En observant les changements. Je conseille aux personnes que j’accompagne de se poser les questions que, n’ayant pas de maître, je me suis longtemps posées pour moi-même: Est-ce que je ressens plus de paix quand je suis seule? Plus d’amour quand je suis avec les autres? Plus de beauté quand je regarde? Plus de sagesse quand je parle? Si l’un des critères est juste, alors j’avance.

 

Vous avez évoqué un ashram en Inde, votre pratique s’inscrit dans quelle école?

Je m’inscris dans les traditions bouddhistes, surtout tibétain et zen avec l’aïkido,et aussi dans l’hindouisme non dualiste de l’Advaïta védanta. Mais je ne suis ni bouddhiste ni hindoue. J’ai une guide principale, dans ce tout petit ashram au bord du Gange qui accueille cinq ou sept pratiquants, mais je n’ai pas de maître. Chacun y pratique de manière autonome, sans attache spirituelle ni dépendance.

 

Vous vous considérez comme un maître spirituel?
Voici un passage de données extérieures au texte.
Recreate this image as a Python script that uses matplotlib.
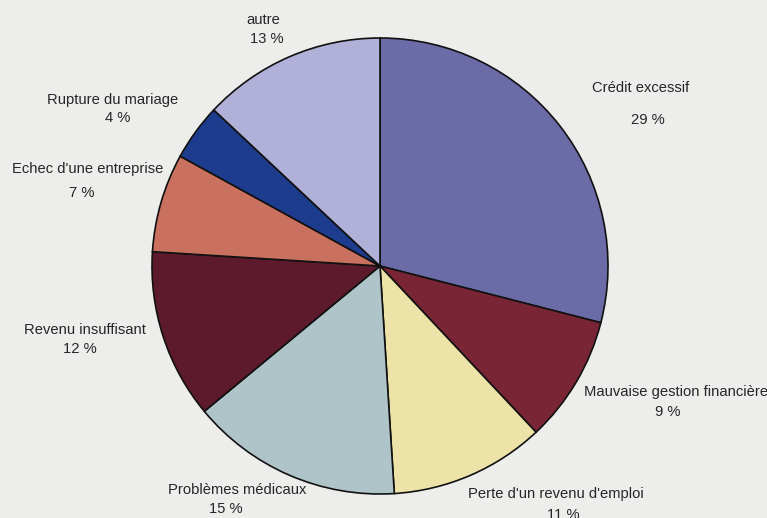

J’espère pas! J’aime mieux l’expression «amie spirituelle» car je suis en chemin. Tout ce que je dis, je l’ai reçu: de maîtres, de textes. Ou du silence. C’est le silence qui est mon maître. Les chrétiens disent qu’il est habité. Plus on y vit, plus on sait que tout vient de là.

«En méditant, on cultive la paix (...). Dans notre monde malade, ça a la même portée que militer dans la rue.»